We all make them. Errors. And we don’t just make them as children, advancing through the grades. No, living is not merely an existential endeavour through a clunky deliverance of curriculum, but rather is an intuitive and implicit journey along the quest given by open-ended questions. As such, to err, indeed, is human.

It is guilt that can erode the psyche. After all, who am I to pretend to this or that when I know of my previous indiscretions, betrayals, falsehoods, lies, thefts, and even killings? After all, is a silvered book-fish not as valued a life as a bitty fly? Is a wretched mouse not as valuable as a cat? And does not my own usurping of another’s argument continue my vainglorious path of pretense, until I am more ‘whole’? No; one is now whole, as one is, now. All the fragments and fractions and fractals of one’s days amount to The Now, individually, collectively. We carry guilt with us, at best, but as a reminder not again to delve unheedful into the possible.

Repetition assails us. The possible becomes probable by dint of our own efforts, despite the vagaries of chance and circumstance. Simplicity can elude us. And connotation can confound us. Why can’t things be simple? Yet we discover the ascension of grades to be a series of similar bricks of concepts, made at times (even by ourselves) more complex by our climbing the ladder of natural ascension; baby to child, teenager to adult; adult to dotage; dotage to death. We accrete quite readily in our acquisition, our knowledge, and our experience. And as we age we can more easily let go of the trappings of youth. A sense of “been there, done that,” can settle one into the comfy chair. And as one’s wants and needs shrink, so too can we let go of our mansion, and clear the clutter, and reduce our footprint to that of a small apartment, (if not the necessity of succumbing to a nursing home.) At risk, always, is the shrinking of the mind. At risk, always, is the shriveling of the soul, such that we can become embittered, curmudgeonly, and sad. The denotation of the lessons of life can become a pile of unyielding bricks, built like a wall around (if not within) us, and we no longer may be interested in the potential, the possible, the probable, but instead may arm ourselves for death; some railing against it; some inviting it in; some so self-assured about the surcease of their physical vessel, yet reassured by the sense of an ongoing coagulation of their individual soul to meet in heaven those who’ve gone before.
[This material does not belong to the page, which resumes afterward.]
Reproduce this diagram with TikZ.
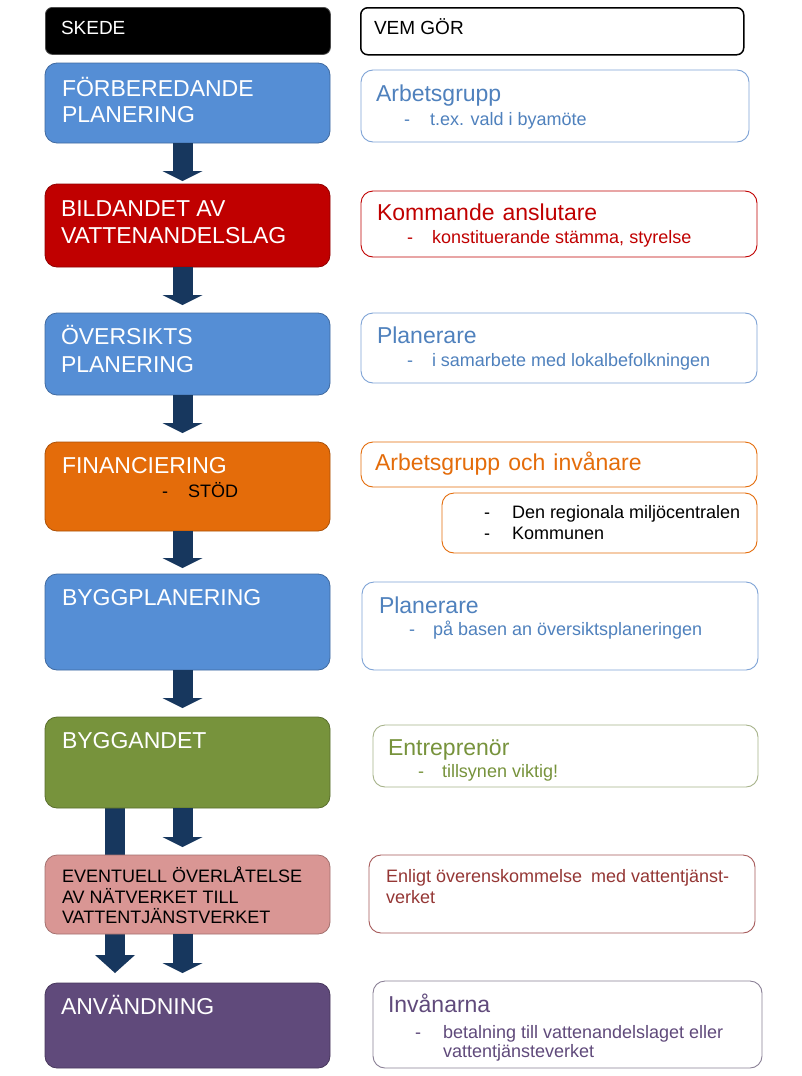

We make mistakes. Our lives may well start as a tabla rasa, but quickly become a palimpsest upon which our deeds are written, and rewritten, our ‘doings’ repeated in ever larger cycles as the years go by. Once we were but the proverbial “brick and a tickey high,” (“knee-high to a grasshopper,”) but suffice to say that the errors of our ways, and those errors in our way, and the way itself was not always of our own choosing. At issue is what we do with it all. And doing, hereby, is promulgated as an instant activity, instant for instant. One grows toward peace, or not. And peace, as we know, is very much about an individual acquiescence (different from a dreaded ‘succumbing’) to the need to integrate everything ‘as it is,’ while still doing whatever one can to advance the inch-worm-like collective progress of The Bell Curve, in deeds, indeed.

Dense and turgid thinking can give way to enlightenment. One can see the forest from above the trees, yes, but to be within it and have a whole sense of it simultaneously, now there’s the thing! We do tend to immerse ourselves in the details. Yet, after all, one can only go halfway into the forest before one is headed on the pathway, leading halfway out, ha! (And given that there are only 26 letters in the English alphabet, is it not astounding that we nowadays have over a million words with which to play; concepts to lead us straight; concepts to lead us astray.)

Errors are most easily overcome if they be non-intentional. Some errors are silly, foolish, immature, and careless. Some are born of laziness. Many are as a result of one being ignorant in the moment. Many are spawned from impulsivity. Most are regretted. (Sorry.) Regrettably, very many are repeated. Over, and over. Elementary errors indeed. In thought, and deeds.